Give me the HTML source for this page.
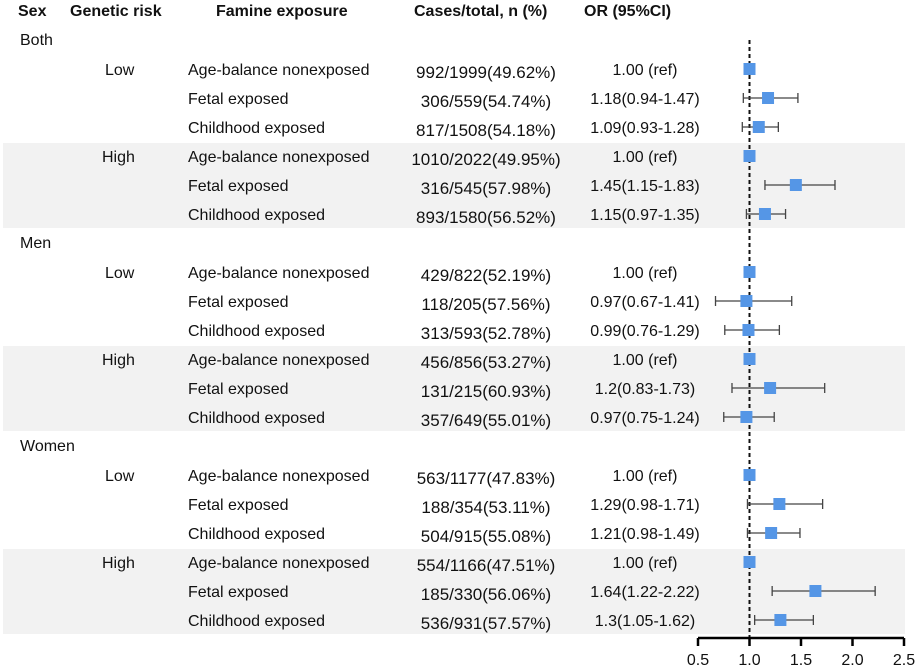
<!DOCTYPE html>
<html><head><meta charset="utf-8"><style>
body{margin:0;background:#fff;}
svg{display:block;font-family:"Liberation Sans",Arial,sans-serif;}
</style></head><body>
<svg id="c" width="918" height="670"></svg>
<script>
const sexes=["Both","Men","Women"];
const risks=["Low","High"];
const exposures=["Age-balance nonexposed","Fetal exposed","Childhood exposed"];
const cases=["992/1999(49.62%)","306/559(54.74%)","817/1508(54.18%)","1010/2022(49.95%)","316/545(57.98%)","893/1580(56.52%)",
"429/822(52.19%)","118/205(57.56%)","313/593(52.78%)","456/856(53.27%)","131/215(60.93%)","357/649(55.01%)",
"563/1177(47.83%)","188/354(53.11%)","504/915(55.08%)","554/1166(47.51%)","185/330(56.06%)","536/931(57.57%)"];
const orLabels=["1.00 (ref)","1.18(0.94-1.47)","1.09(0.93-1.28)","1.00 (ref)","1.45(1.15-1.83)","1.15(0.97-1.35)",
"1.00 (ref)","0.97(0.67-1.41)","0.99(0.76-1.29)","1.00 (ref)","1.2(0.83-1.73)","0.97(0.75-1.24)",
"1.00 (ref)","1.29(0.98-1.71)","1.21(0.98-1.49)","1.00 (ref)","1.64(1.22-2.22)","1.3(1.05-1.62)"];
const orVals=[1,1.18,1.09,1,1.45,1.15,1,0.97,0.99,1,1.2,0.97,1,1.29,1.21,1,1.64,1.3];
const loVals=[1,0.94,0.93,1,1.15,0.97,1,0.67,0.76,1,0.83,0.75,1,0.98,0.98,1,1.22,1.05];
const hiVals=[1,1.47,1.28,1,1.83,1.35,1,1.41,1.29,1,1.73,1.24,1,1.71,1.49,1,2.22,1.62];
const ticks=[0.5,1.0,1.5,2.0,2.5];
const NS="http://www.w3.org/2000/svg";
const svg=document.getElementById('c');
const xs=v=>698+(v-0.5)*103;
const rowY=i=>40+29*i;
function mk(t,a,p){const e=document.createElementNS(NS,t);for(const k in a)e.setAttribute(k,a[k]);(p||svg).appendChild(e);return e;}
function txt(x,y,s,o){o=o||{};const e=mk('text',{x:x,y:y,'font-size':o.fs||16,'text-anchor':o.a||'start','font-weight':o.w||'normal',fill:'#111'});e.textContent=s;return e;}
[["Sex",18],["Genetic risk",70],["Famine exposure",216],["Cases/total, n (%)",414],["OR (95%CI)",584]].forEach((h,i)=>{
 const t=txt(h[1],16,h[0],{w:'bold'});
 
 
});
let idx=0;
sexes.forEach((s,si)=>{
 const base=si*7;
 const h=txt(20,rowY(base)+5,s);
 
 
 risks.forEach((r,ri)=>{
  const r0=base+1+ri*3;
  if(ri===1){
   const b=mk('rect',{x:3,y:rowY(r0)-13,width:902,height:85,fill:'#f2f2f2'});
   
   
  }
  const rl=txt(ri?102:105,rowY(r0)+6,r);
  
  
  exposures.forEach((ex,ei)=>{
   const y=rowY(r0+ei);
   const e1=txt(188,y+6,ex);
   
   
   const e2=txt(486,y+9,cases[idx],{a:'middle',fs:17});
   
   
   const e3=txt(645,y+6,orLabels[idx],{a:'middle'});
   
   
   idx++;
  });
 });
});
const rl=mk('line',{x1:xs(1),x2:xs(1),y1:40,y2:638,stroke:'#111','stroke-width':2,'stroke-dasharray':'4,3'});


idx=0;
sexes.forEach((s,si)=>{risks.forEach((r,ri)=>{for(let ei=0;ei<3;ei++){
 const y=rowY(si*7+1+ri*3+ei);
 const i=idx++;
 if(hiVals[i]>loVals[i]){
  const g=mk('g',{stroke:'#444','stroke-width':1.3});
  
  
  mk('line',{x1:xs(loVals[i]),x2:xs(hiVals[i]),y1:y,y2:y},g);
  mk('line',{x1:xs(loVals[i]),x2:xs(loVals[i]),y1:y-5,y2:y+5},g);
  mk('line',{x1:xs(hiVals[i]),x2:xs(hiVals[i]),y1:y-5,y2:y+5},g);
 }
 const m=mk('rect',{x:xs(orVals[i])-6,y:y-6,width:12,height:12,fill:'#5596e6'});
 
 
}})});
const ax=mk('g',{stroke:'#000','stroke-width':2.5});


mk('line',{x1:xs(0.5),x2:xs(2.5),y1:638,y2:638},ax);
ticks.forEach(t=>{
 mk('line',{x1:xs(t),x2:xs(t),y1:638,y2:646},ax);
 const l=txt(xs(t),665,t.toFixed(1),{a:'middle',fs:16});
 
 
});
</script>
</body></html>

----

## [GOAL]
Your task is to repeat the data above exactly while excluding the pictures.

## [COMPLETE ANSWER]
Give me the HTML source for this page.
<!DOCTYPE html>
<html><head><meta charset="utf-8"><style>
body{margin:0;background:#fff;}
svg{display:block;font-family:"Liberation Sans",Arial,sans-serif;}
</style></head><body>
<svg id="c" width="918" height="670"></svg>
<script>
const sexes=["Both","Men","Women"];
const risks=["Low","High"];
const exposures=["Age-balance nonexposed","Fetal exposed","Childhood exposed"];
const cases=["992/1999(49.62%)","306/559(54.74%)","817/1508(54.18%)","1010/2022(49.95%)","316/545(57.98%)","893/1580(56.52%)",
"429/822(52.19%)","118/205(57.56%)","313/593(52.78%)","456/856(53.27%)","131/215(60.93%)","357/649(55.01%)",
"563/1177(47.83%)","188/354(53.11%)","504/915(55.08%)","554/1166(47.51%)","185/330(56.06%)","536/931(57.57%)"];
const orLabels=["1.00 (ref)","1.18(0.94-1.47)","1.09(0.93-1.28)","1.00 (ref)","1.45(1.15-1.83)","1.15(0.97-1.35)",
"1.00 (ref)","0.97(0.67-1.41)","0.99(0.76-1.29)","1.00 (ref)","1.2(0.83-1.73)","0.97(0.75-1.24)",
"1.00 (ref)","1.29(0.98-1.71)","1.21(0.98-1.49)","1.00 (ref)","1.64(1.22-2.22)","1.3(1.05-1.62)"];
const orVals=[1,1.18,1.09,1,1.45,1.15,1,0.97,0.99,1,1.2,0.97,1,1.29,1.21,1,1.64,1.3];
const loVals=[1,0.94,0.93,1,1.15,0.97,1,0.67,0.76,1,0.83,0.75,1,0.98,0.98,1,1.22,1.05];
const hiVals=[1,1.47,1.28,1,1.83,1.35,1,1.41,1.29,1,1.73,1.24,1,1.71,1.49,1,2.22,1.62];
const ticks=[0.5,1.0,1.5,2.0,2.5];
const NS="http://www.w3.org/2000/svg";
const svg=document.getElementById('c');
const xs=v=>698+(v-0.5)*103;
const rowY=i=>40+29*i;
function mk(t,a,p){const e=document.createElementNS(NS,t);for(const k in a)e.setAttribute(k,a[k]);(p||svg).appendChild(e);return e;}
function txt(x,y,s,o){o=o||{};const e=mk('text',{x:x,y:y,'font-size':o.fs||16,'text-anchor':o.a||'start','font-weight':o.w||'normal',fill:'#111'});e.textContent=s;return e;}
[["Sex",18],["Genetic risk",70],["Famine exposure",216],["Cases/total, n (%)",414],["OR (95%CI)",584]].forEach((h,i)=>{
 const t=txt(h[1],16,h[0],{w:'bold'});
 
 
});
let idx=0;
sexes.forEach((s,si)=>{
 const base=si*7;
 const h=txt(20,rowY(base)+5,s);
 
 
 risks.forEach((r,ri)=>{
  const r0=base+1+ri*3;
  if(ri===1){
   const b=mk('rect',{x:3,y:rowY(r0)-13,width:902,height:85,fill:'#f2f2f2'});
   
   
  }
  const rl=txt(ri?102:105,rowY(r0)+6,r);
  
  
  exposures.forEach((ex,ei)=>{
   const y=rowY(r0+ei);
   const e1=txt(188,y+6,ex);
   
   
   const e2=txt(486,y+9,cases[idx],{a:'middle',fs:17});
   
   
   const e3=txt(645,y+6,orLabels[idx],{a:'middle'});
   
   
   idx++;
  });
 });
});
const rl=mk('line',{x1:xs(1),x2:xs(1),y1:40,y2:638,stroke:'#111','stroke-width':2,'stroke-dasharray':'4,3'});


idx=0;
sexes.forEach((s,si)=>{risks.forEach((r,ri)=>{for(let ei=0;ei<3;ei++){
 const y=rowY(si*7+1+ri*3+ei);
 const i=idx++;
 if(hiVals[i]>loVals[i]){
  const g=mk('g',{stroke:'#444','stroke-width':1.3});
  
  
  mk('line',{x1:xs(loVals[i]),x2:xs(hiVals[i]),y1:y,y2:y},g);
  mk('line',{x1:xs(loVals[i]),x2:xs(loVals[i]),y1:y-5,y2:y+5},g);
  mk('line',{x1:xs(hiVals[i]),x2:xs(hiVals[i]),y1:y-5,y2:y+5},g);
 }
 const m=mk('rect',{x:xs(orVals[i])-6,y:y-6,width:12,height:12,fill:'#5596e6'});
 
 
}})});
const ax=mk('g',{stroke:'#000','stroke-width':2.5});


mk('line',{x1:xs(0.5),x2:xs(2.5),y1:638,y2:638},ax);
ticks.forEach(t=>{
 mk('line',{x1:xs(t),x2:xs(t),y1:638,y2:646},ax);
 const l=txt(xs(t),665,t.toFixed(1),{a:'middle',fs:16});
 
 
});
</script>
</body></html>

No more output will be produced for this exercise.